金縛りは、数分程度で解けることが多いですが、睡眠の異常が改善されないと、その後も何度か金縛りになることもあります。したがって、気にならないようであれば、そのまま眠ると、起きた時には脳と体の接続が正常に戻っていますよ。
■良質の睡眠を摂る
金縛りでお悩みの方は、まずは金縛りの原因になりやすい「睡眠の異常」を改善させたいですね。例えば、毎日同じ時間に寝て同じ時間に起きるだけでも、睡眠のリズムが整えられます。
その他にも、二度寝や長い昼寝をしたり、休日にたくさん寝ることも、睡眠のリズムが乱れやすくなるので注意したいですね。
また、寝る前にスマホやPCの画面を見たり、カフェインを摂ると、脳が覚醒して睡眠の妨げになりますので避けたいですね。
寝具やパジャマ、寝室の暗さや温度、湿度などにも気を配り、安眠できるようにしましょう。

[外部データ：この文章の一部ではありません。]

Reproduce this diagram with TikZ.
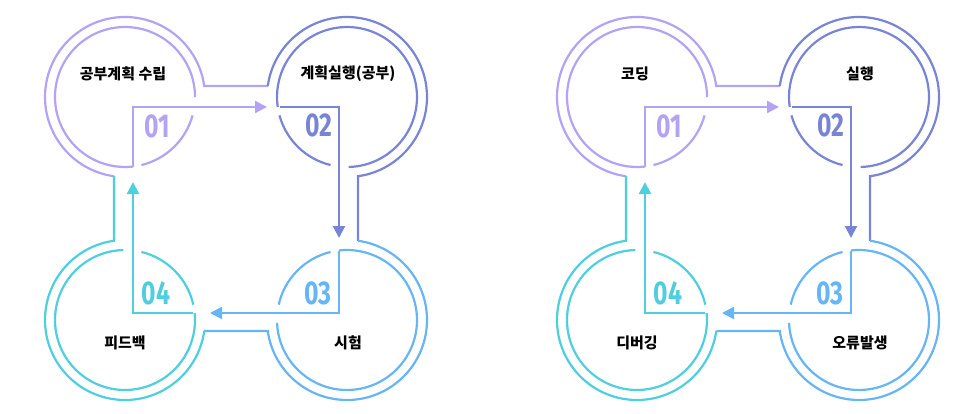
\documentclass[tikz,border=0pt]{standalone}
\usepackage{fontspec}
\newfontfamily\krfont{Noto Sans CJK KR}
\newfontfamily\numfont{Fira Sans}
\usetikzlibrary{calc}
\usetikzlibrary{arrows.meta}
\definecolor{cpurple}{HTML}{B4A2F5}
\definecolor{cindigo}{HTML}{7A84D6}
\definecolor{cblue}{HTML}{66B5F7}
\definecolor{ccyan}{HTML}{4ECFE0}
\begin{document}
\begin{tikzpicture}[x=1pt,y=1pt,line width=2.2pt,
		arr/.style={-{Triangle[length=12pt,width=12pt]}},
		num/.style={font=\numfont\fontsize{33}{33}\selectfont\bfseries,xscale=.75},
		lbl/.style={font=\krfont\fontsize{15}{15}\selectfont\bfseries}]
		\useasboundingbox (0,0) rectangle (968,413);
		
		\foreach \dx/\ta/\tb/\tc/\td in {0/공부계획 수립/계획실행(공부)/시험/피드백,
			512/코딩/실행/오류발생/디버깅}{
		\begin{scope}[xshift=\dx pt]
		\coordinate (A) at (125,316);
		\coordinate (B) at (347,316);
		\coordinate (C) at (347,93);
		\coordinate (D) at (125,93);
		
		% outer contour
		\draw[cpurple] ($(A)+(262.1:80)$) arc[start angle=262.1,end angle=7.9,radius=80] -- ($(B)+(172.1:80)$);
		\draw[cindigo] ($(B)+(172.1:80)$) arc[start angle=172.1,end angle=-82.1,radius=80] -- ($(C)+(82.1:80)$);
		\draw[cblue] ($(C)+(82.1:80)$) arc[start angle=82.1,end angle=-172.1,radius=80] -- ($(D)+(-7.9:80)$);
		\draw[ccyan] ($(D)+(-7.9:80)$) arc[start angle=-7.9,end angle=-262.1,radius=80] -- ($(A)+(-97.9:80)$);
		
		% inner rings
		\foreach \p/\s/\c/\col in {A/-83.4/-8.2/cpurple,B/188.2/263.4/cindigo,
			C/96.6/174.3/cblue,D/5.7/83.4/ccyan}{
			\draw[\col] ($(\p)+({\c+8}:70)$) arc[start angle=\c+8,end angle=\s+360,radius=70];
			\draw[\col] ($(\p)+({\s+7}:70)$) arc[start angle=\s+7,end angle=\c-7,radius=70];
		}
		
		% arrows
		\coordinate (a0) at (133,246);
		\coordinate (a2) at (267,306);
		\coordinate (b0) at (280,306);
		\coordinate (b2) at (339,175);
		\coordinate (c0) at (339,162);
		\coordinate (c2) at (210,100);
		\coordinate (d0) at (193,100);
		\coordinate (d2) at (133,231);
		\draw[arr,cpurple] (a0) |- (a2);
		\draw[arr,cindigo] (b0) -| (b2);
		\draw[arr,cblue] (c0) |- (c2);
		\draw[arr,ccyan] (d0) -| (d2);
		
		\node[num,text=cpurple] (n1) at (157,287) {01};
		\node[num,text=cindigo] (n2) at (319,288) {02};
		\node[num,text=cblue]   (n3) at (318,120) {03};
		\node[num,text=ccyan]   (n4) at (156,120) {04};
		
		\node[lbl] (l1) at (123,339) {\ta};
		\node[lbl] (l2) at (348,339) {\tb};
		\node[lbl] (l3) at (348,70)  {\tc};
		\node[lbl] (l4) at (125,70)  {\td};
		\end{scope}
		}
\end{tikzpicture}
\end{document}
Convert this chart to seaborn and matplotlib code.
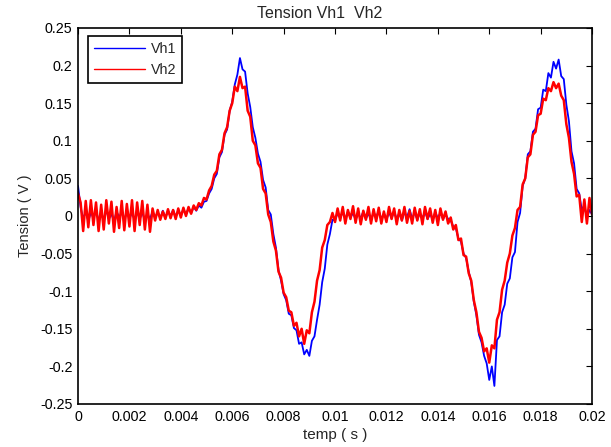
import numpy as np
import pandas as pd
import matplotlib
matplotlib.use("Agg")
import matplotlib.pyplot as plt
import seaborn as sns
from matplotlib.ticker import FuncFormatter

# time grid (s), one sample every 0.1 ms
t = np.linspace(0, 0.02, 201)

# Vh1 (blue)
vh1 = [
    0.040, 0.012, -0.004, 0.006, -0.007, 0.005, -0.003, 0.007, -0.006, 0.004,
    -0.005, 0.008, -0.004, 0.003, -0.007, 0.006, -0.002, 0.005, -0.006, 0.007,
    -0.003, 0.004, -0.005, 0.006, -0.004, 0.005, -0.006, 0.003, -0.004, 0.006,
    -0.002, 0.005, -0.003, 0.007, -0.002, 0.006, 0.000, 0.008, -0.001, 0.007,
    0.001, 0.009, 0.002, 0.010, 0.004, 0.012, 0.007, 0.014, 0.011, 0.019,
    0.020, 0.030, 0.036, 0.050, 0.056, 0.078, 0.085, 0.108, 0.115, 0.140,
    0.152, 0.175, 0.188, 0.210, 0.195, 0.192, 0.163, 0.145, 0.118, 0.104,
    0.083, 0.072, 0.048, 0.038, 0.008, 0.002, -0.024, -0.042, -0.072, -0.086,
    -0.104, -0.112, -0.130, -0.132, -0.149, -0.152, -0.170, -0.168, -0.184, -0.178,
    -0.186, -0.166, -0.160, -0.138, -0.118, -0.088, -0.070, -0.038, -0.024, -0.005,
    -0.006, 0.004, -0.003, 0.005, -0.004, 0.006, -0.002, 0.004, -0.005, 0.003,
    -0.003, 0.006, -0.004, 0.004, -0.006, 0.005, -0.002, 0.007, -0.004, 0.003,
    -0.005, 0.005, -0.003, 0.006, -0.004, 0.004, -0.006, 0.005, -0.002, 0.009,
    -0.004, 0.005, -0.005, 0.004, -0.003, 0.006, -0.004, 0.003, -0.005, 0.005,
    -0.003, 0.004, -0.004, 0.002, -0.004, -0.006, -0.014, -0.016, -0.030, -0.034,
    -0.050, -0.056, -0.074, -0.088, -0.114, -0.132, -0.158, -0.168, -0.186, -0.196,
    -0.218, -0.200, -0.226, -0.165, -0.160, -0.128, -0.118, -0.090, -0.083, -0.055,
    -0.048, -0.008, 0.004, 0.040, 0.050, 0.082, 0.086, 0.112, 0.116, 0.142,
    0.144, 0.168, 0.166, 0.190, 0.184, 0.205, 0.196, 0.208, 0.186, 0.182,
    0.148, 0.126, 0.086, 0.070, 0.036, 0.030, 0.008, 0.014, -0.002, 0.008,
    0.002,
]

# Vh2 (red)
vh2 = [
    0.030, 0.018, -0.020, 0.020, -0.015, 0.021, -0.012, 0.018, -0.020, 0.015,
    -0.018, 0.021, -0.010, 0.019, -0.021, 0.012, -0.016, 0.020, -0.019, 0.016,
    -0.014, 0.021, -0.020, 0.018, -0.012, 0.020, -0.018, 0.015, -0.021, 0.010,
    -0.006, 0.008, -0.005, 0.006, -0.004, 0.009, -0.003, 0.008, -0.004, 0.010,
    -0.002, 0.011, 0.000, 0.012, 0.003, 0.014, 0.008, 0.017, 0.014, 0.024,
    0.022, 0.034, 0.040, 0.055, 0.060, 0.082, 0.088, 0.110, 0.118, 0.140,
    0.150, 0.172, 0.166, 0.185, 0.170, 0.172, 0.140, 0.132, 0.100, 0.094,
    0.070, 0.064, 0.036, 0.030, 0.002, -0.008, -0.034, -0.046, -0.074, -0.082,
    -0.102, -0.108, -0.126, -0.128, -0.146, -0.142, -0.160, -0.150, -0.170, -0.152,
    -0.156, -0.128, -0.114, -0.086, -0.072, -0.042, -0.032, -0.012, -0.008, 0.004,
    -0.008, 0.010, -0.006, 0.012, -0.010, 0.008, -0.004, 0.013, -0.009, 0.010,
    -0.011, 0.007, -0.005, 0.012, -0.010, 0.009, -0.007, 0.011, -0.010, 0.006,
    -0.008, 0.012, -0.004, 0.010, -0.011, 0.008, -0.006, 0.012, -0.009, 0.007,
    -0.010, 0.011, -0.006, 0.009, -0.011, 0.012, -0.004, 0.010, -0.009, 0.008,
    -0.012, 0.010, -0.005, 0.006, -0.010, -0.002, -0.018, -0.012, -0.032, -0.030,
    -0.052, -0.054, -0.076, -0.086, -0.112, -0.128, -0.154, -0.162, -0.180, -0.176,
    -0.195, -0.172, -0.176, -0.138, -0.128, -0.098, -0.086, -0.062, -0.050, -0.026,
    -0.016, 0.008, 0.012, 0.042, 0.050, 0.078, 0.082, 0.108, 0.112, 0.134,
    0.136, 0.156, 0.154, 0.170, 0.166, 0.178, 0.170, 0.176, 0.160, 0.154,
    0.122, 0.104, 0.072, 0.056, 0.026, 0.028, -0.008, 0.022, -0.010, 0.024,
    0.002,
]

xticks = [0, 0.002, 0.004, 0.006, 0.008, 0.01, 0.012, 0.014, 0.016, 0.018, 0.02]
yticks = [-0.25, -0.2, -0.15, -0.1, -0.05, 0, 0.05, 0.1, 0.15, 0.2, 0.25]

df = pd.DataFrame({"t": t, "Vh1": vh1, "Vh2": vh2})

sns.set_style("white")
plt.rcParams["font.family"] = ["Liberation Sans", "DejaVu Sans"]

fig = plt.figure(figsize=(6.11, 4.47), dpi=100)
ax = fig.add_axes([0.1277, 0.0962, 0.8413, 0.8412])

sns.lineplot(data=df, x="t", y="Vh1", color="#0000ff", lw=1.3, label="Vh1", ax=ax)
sns.lineplot(data=df, x="t", y="Vh2", color="#ff0000", lw=1.8, label="Vh2", ax=ax)

ax.set_xlim(0, 0.02)
ax.set_ylim(-0.25, 0.25)
ax.set_xticks(xticks)
ax.set_yticks(yticks)
fmt = FuncFormatter(lambda v, p: "%g" % round(v, 4))
ax.xaxis.set_major_formatter(fmt)
ax.yaxis.set_major_formatter(fmt)
ax.tick_params(direction="in", length=4, width=0.8, labelsize=10.3,
               top=True, right=True, colors="black", pad=4)

for s in ax.spines.values():
    s.set_color("black")
    s.set_linewidth(1.2)

ax.set_title("Tension Vh1  Vh2", fontsize=11.5, pad=7, x=0.47)
ax.set_xlabel("temp ( s )", fontsize=11, labelpad=3)
ax.set_ylabel("Tension ( V )", fontsize=10.5, labelpad=6)

leg = ax.legend(loc="upper left", bbox_to_anchor=(0.019, 0.979), borderaxespad=0,
                fancybox=False, framealpha=1, edgecolor="black", fontsize=10.3,
                handlelength=3.6, borderpad=0.4, labelspacing=0.55, handletextpad=0.4)
leg.get_frame().set_linewidth(1.2)
for line in leg.get_lines():
    line.set_linewidth(1)

fig.savefig("out.png", dpi=100)
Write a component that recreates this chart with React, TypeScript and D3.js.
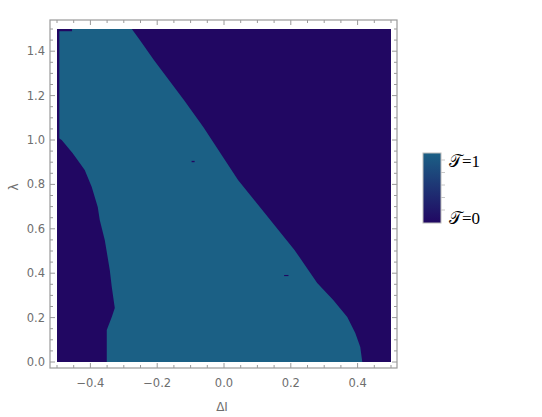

仰向けやうつ伏せは胸部に負担がかかりやすいので、横向きで寝るのもおすすめです。
起床後は日の光を浴びて体内時計をリセットするのもいいですね。
■疲労の回復
そして、金縛りになる原因の一つとして、疲労の蓄積も影響しています。したがって、疲労を回復させることも重要です。
睡眠時間を7時間程度は確保することはもちろん、栄養バランスの取れた食事を摂ることもおすすめです。
■ストレス解消
その他にも、ストレスも睡眠の障害になりやすいので、ストレス解消することも金縛りの予防策としておすすめです。
■病院での診療
そして、金縛りが頻繁に起こる場合は、睡眠障害の可能性もあります。したがって、睡眠外来や脳神経外科、神経科や心療内科などを受診するのも一つの方法です。
金縛りになる原因は、睡眠のリズムが乱れが影響している可能性があります。したがって、正常な睡眠のリズムをととのえることで、金縛りを予防することができます。生活習慣や寝室の環境を改善するのが、効果的な金縛りの予防策ですね。